After the banjo- and fiddle-heavy slickness of “Sweet Tennessee Honey,” he says Smooth Hound Smith’s new album feels like “coming back home to who we are … a lot of blues tunes, some more psychedelic overtones, a little classic country.”
In East Nashville, where they’ve lived since 2013, he and Doyle have forged musical friendships with other up-and-coming artists like Devon Gilfillian, Guthrie Brown, and the Forlorn Strangers. While consistently challenged to evolve by the Americana community’s high level of talent, Smith says sometimes it can get depressing.
“I get really down on myself,” he admits. “Then we go out on the road and play and people love it, and I realize: this is actually a good show we’re putting on.

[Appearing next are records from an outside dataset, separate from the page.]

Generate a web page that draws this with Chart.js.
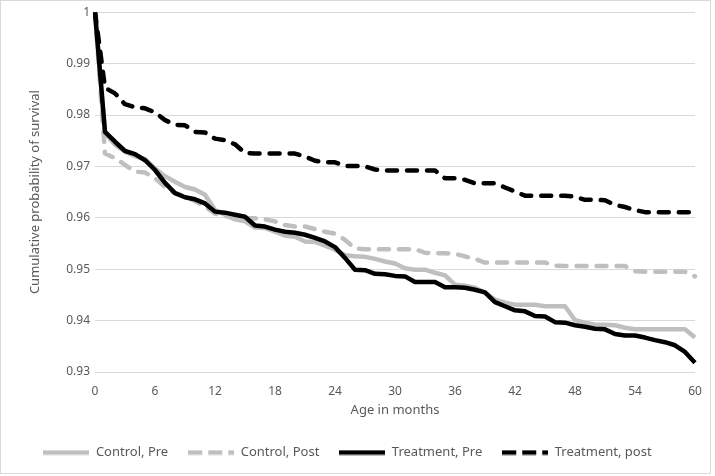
<!DOCTYPE html>
<html>
<head>
<meta charset="utf-8">
<script src="https://cdn.jsdelivr.net/npm/chart.js@4"></script>
<style>
  body { margin: 0; background: #fff; }
  #wrap { width: 715px; height: 476px; position: relative; }
</style>
</head>
<body>
<div id="wrap"><canvas id="chart"></canvas></div>
<script>
// months on the x axis (category labels), only every 6th gets a tick label
const months = [];
for (let m = 0; m <= 60; m++) months.push(m);

// cumulative survival
const controlPre = [
	1.0, 0.9765, 0.9742, 0.9729, 0.972, 0.9714, 0.9696, 0.9681, 0.967, 0.966,
	0.9655, 0.9645, 0.9615, 0.9606, 0.9597, 0.9593, 0.9581, 0.958, 0.9573, 0.9565,
	0.9563, 0.9554, 0.9553, 0.9546, 0.9538, 0.9527, 0.9525, 0.9524, 0.952, 0.9515,
	0.9511, 0.9502, 0.9499, 0.9499, 0.9493, 0.9488, 0.947, 0.9468, 0.9464, 0.9454,
	0.9441, 0.9435, 0.9431, 0.9431, 0.9431, 0.9428, 0.9428, 0.9428, 0.9401, 0.9396,
	0.9392, 0.9392, 0.9391, 0.9386, 0.9383, 0.9383, 0.9383, 0.9383, 0.9383, 0.9383,
	0.9367
];
const controlPost = [
	1.0, 0.9725, 0.9716, 0.9703, 0.969, 0.9688, 0.9677, 0.966, 0.9648, 0.9642,
	0.9632, 0.9622, 0.9608, 0.9604, 0.9599, 0.9599, 0.9599, 0.9597, 0.9593, 0.9586,
	0.9583, 0.9583, 0.9578, 0.9573, 0.9569, 0.9557, 0.954, 0.9539, 0.9539, 0.9539,
	0.9539, 0.9539, 0.9539, 0.9532, 0.9531, 0.9531, 0.953, 0.9525, 0.952, 0.9513,
	0.9513, 0.9513, 0.9513, 0.9513, 0.9513, 0.9513, 0.9507, 0.9506, 0.9506, 0.9506,
	0.9506, 0.9506, 0.9506, 0.9506, 0.9496, 0.9495, 0.9495, 0.9495, 0.9495, 0.9495,
	0.9486
];
const treatmentPre = [
	1.0, 0.9767, 0.9748, 0.973, 0.9724, 0.9712, 0.9693, 0.9668, 0.9648, 0.964,
	0.9636, 0.9628, 0.9612, 0.961, 0.9606, 0.9602, 0.9585, 0.9583, 0.9577, 0.9573,
	0.9571, 0.9567, 0.9561, 0.9554, 0.9543, 0.9522, 0.9499, 0.9498, 0.9491, 0.949,
	0.9487, 0.9486, 0.9475, 0.9475, 0.9475, 0.9465, 0.9465, 0.9464, 0.946, 0.9455,
	0.9436, 0.9428, 0.942, 0.9418, 0.9409, 0.9408, 0.9397, 0.9396, 0.9391, 0.9388,
	0.9384, 0.9383, 0.9374, 0.9371, 0.9371, 0.9367, 0.9362, 0.9358, 0.9352, 0.9339,
	0.9318
];
const treatmentPost = [
	1.0, 0.9853, 0.9842, 0.9821, 0.9815, 0.9813, 0.9805, 0.979, 0.9781, 0.978,
	0.9767, 0.9766, 0.9754, 0.9751, 0.9743, 0.9726, 0.9725, 0.9725, 0.9725, 0.9725,
	0.9725, 0.9719, 0.9711, 0.9708, 0.9708, 0.9701, 0.9701, 0.97, 0.9694, 0.9692,
	0.9692, 0.9692, 0.9692, 0.9692, 0.9692, 0.9677, 0.9677, 0.9674, 0.9667, 0.9667,
	0.9667, 0.9659, 0.9651, 0.9643, 0.9643, 0.9643, 0.9643, 0.9643, 0.9641, 0.9635,
	0.9635, 0.9634, 0.9625, 0.9621, 0.9615, 0.9611, 0.9611, 0.9611, 0.9611, 0.9611,
	0.9611
];

const seriesNames = ["Control, Pre", "Control, Post", "Treatment, Pre", "Treatment, post"];

const FONT = '"Noto Sans", "DejaVu Sans", sans-serif';
const TEXT_GREY = "#595959";
const LIGHT_GREY = "#bfbfbf";
const SWATCH_W = 46;

function lineSet(label, data, color, dashed, order) {
	return {
		label: label,
		data: data,
		borderColor: color,
		backgroundColor: color,
		borderWidth: 4.5,
		borderDash: dashed ? [10, 10] : [],
		borderCapStyle: dashed ? "round" : "butt",
		borderJoinStyle: "round",
		pointRadius: 0,
		pointHoverRadius: 0,
		tension: 0,
		fill: false,
		order: order,
	};
}

// small line sample used as the legend point style (keeps the dash pattern)
function makeSwatch(color, dashed) {
	const c = document.createElement("canvas");
	c.width = SWATCH_W;
	c.height = 6;
	const g = c.getContext("2d");
	g.strokeStyle = color;
	g.lineWidth = 4.5;
	g.lineCap = "butt";
	if (dashed) g.setLineDash([14, 6]);
	g.beginPath();
	g.moveTo(0, 3);
	g.lineTo(SWATCH_W, 3);
	g.stroke();
	return c;
}

// white page with the thin grey frame around it
const framePlugin = {
	id: "frame",
	beforeDraw(chart) {
		const ctx = chart.ctx;
		ctx.save();
		ctx.fillStyle = "#fff";
		ctx.fillRect(0, 0, chart.width, chart.height);
		ctx.strokeStyle = "#d9d9d9";
		ctx.lineWidth = 1;
		ctx.strokeRect(0.5, 0.5, 710, 473);
		ctx.restore();
	},
};

new Chart(document.getElementById("chart"), {
	type: "line",
	data: {
		labels: months,
		datasets: [
			lineSet(seriesNames[0], controlPre, LIGHT_GREY, false, 4),
			lineSet(seriesNames[1], controlPost, LIGHT_GREY, true, 3),
			lineSet(seriesNames[2], treatmentPre, "#000", false, 2),
			lineSet(seriesNames[3], treatmentPost, "#000", true, 1),
		],
	},
	options: {
		responsive: true,
		maintainAspectRatio: false,
		animation: false,
		layout: { padding: { left: 0, right: 20, top: 12, bottom: 7 } },
		plugins: {
			tooltip: { enabled: false },
			legend: {
				position: "bottom",
				labels: {
					usePointStyle: true,
					pointStyleWidth: SWATCH_W,
					boxWidth: SWATCH_W,
					padding: 20,
					color: TEXT_GREY,
					font: { family: FONT, size: 13 },
					sort: (a, b) => a.datasetIndex - b.datasetIndex,
					generateLabels: (chart) => {
						const items = Chart.defaults.plugins.legend.labels.generateLabels(chart);
						items.forEach((it) => {
							const ds = chart.data.datasets[it.datasetIndex];
							it.pointStyle = makeSwatch(ds.borderColor, ds.borderDash.length > 0);
						});
						return items;
					},
				},
			},
		},
		scales: {
			x: {
				grid: { display: false, drawTicks: false },
				border: { display: false },
				ticks: {
					autoSkip: false,
					maxRotation: 0,
					padding: 12,
					color: TEXT_GREY,
					font: { family: FONT, size: 12 },
					callback: function (val, idx) {
						return months[idx] % 6 === 0 ? String(months[idx]) : "";
					},
				},
				title: {
					display: true,
					text: "Age in months",
					color: TEXT_GREY,
					font: { family: FONT, size: 13 },
					padding: { top: 0, bottom: 8 },
				},
				afterFit: (scale) => {
					scale.height = 54;
				},
			},
			y: {
				min: 0.93,
				max: 1,
				grid: { color: "#d9d9d9", lineWidth: 1, drawTicks: false },
				border: { display: false },
				ticks: {
					stepSize: 0.01,
					padding: 5,
					color: TEXT_GREY,
					font: { family: FONT, size: 12 },
					callback: (val) => String(Number(val.toFixed(2))),
				},
				title: {
					display: true,
					text: "Cumulative probability of survival",
					color: TEXT_GREY,
					font: { family: FONT, size: 13 },
					padding: { top: 27, bottom: 0 },
				},
				afterFit: (scale) => {
					scale.width = 95;
				},
			},
		},
	},
	plugins: [framePlugin],
});
</script>
</body>
</html>
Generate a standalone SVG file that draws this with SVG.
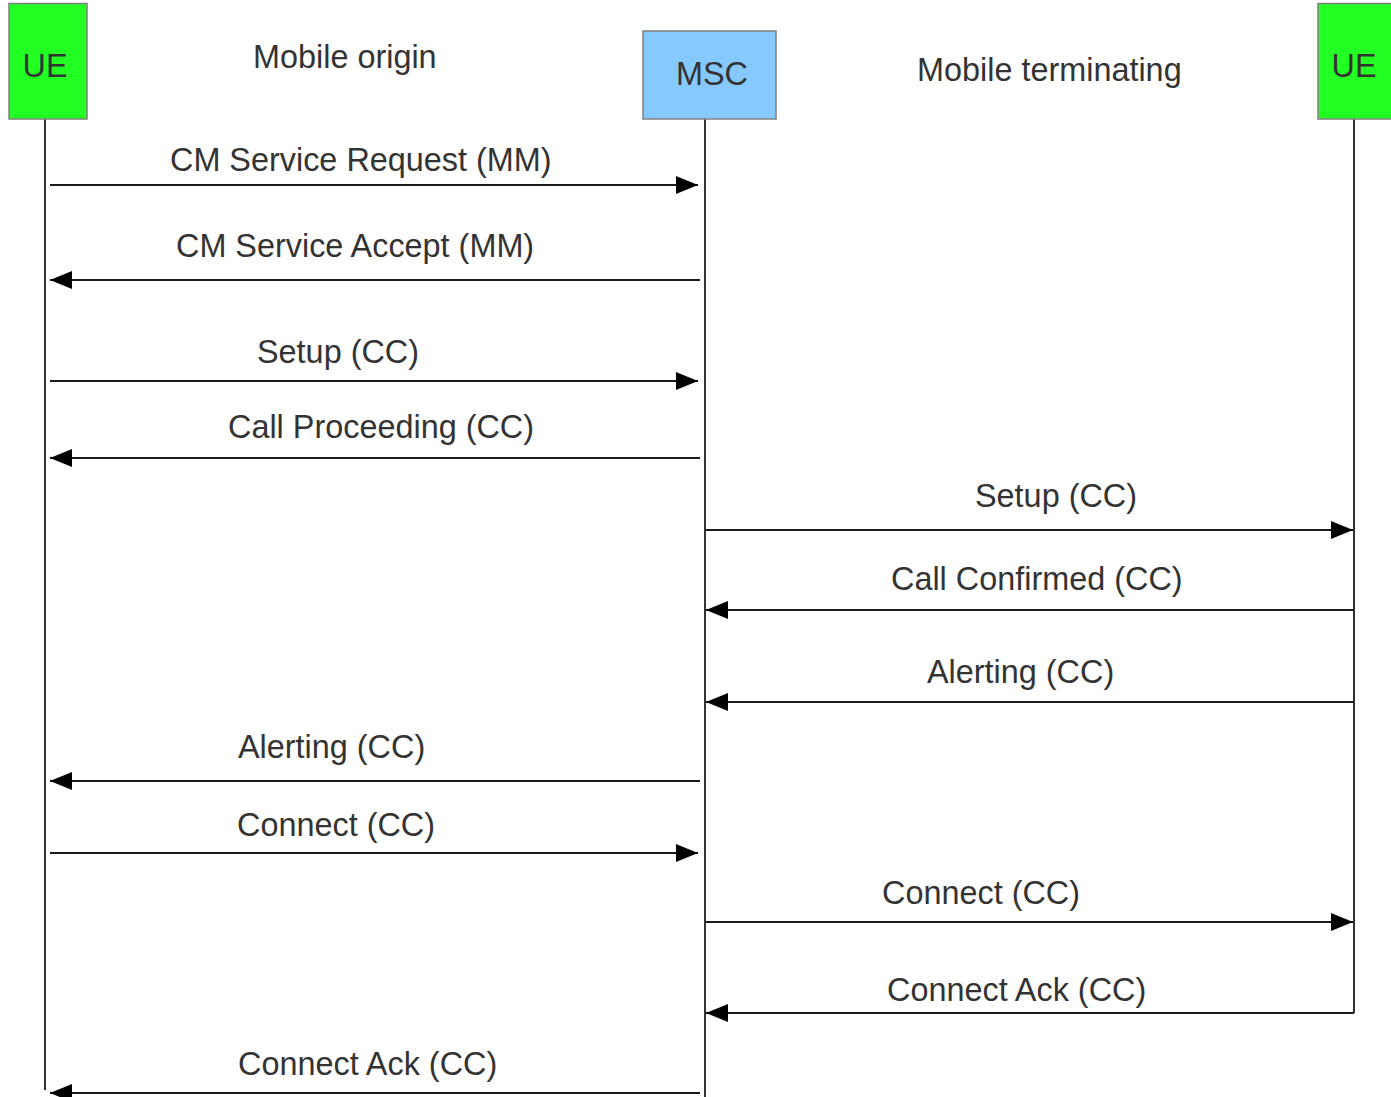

“Audiences want to be acknowledged, and they want your time. We’re always at the merch table, we’ll chat, we’ll sign stuff. There’s nights where you don’t necessarily feel like doing that because you drove for eight hours, you’re hungry and tired, and you just want to get onstage and play and go hide in the green room. … But it’s part of the job. Ultimately, I think it’s why we’ve been able to sustain this so long. We’ve been doing it for over half a decade, but it’s still really fresh for me that somebody would even want a picture of me with their kid to frame, or that somebody comes up to after a show and says, ‘Your CD has been in my car for nine months straight because my kids want to listen to it every day on the way to school.’ I can’t imagine that ever getting old.”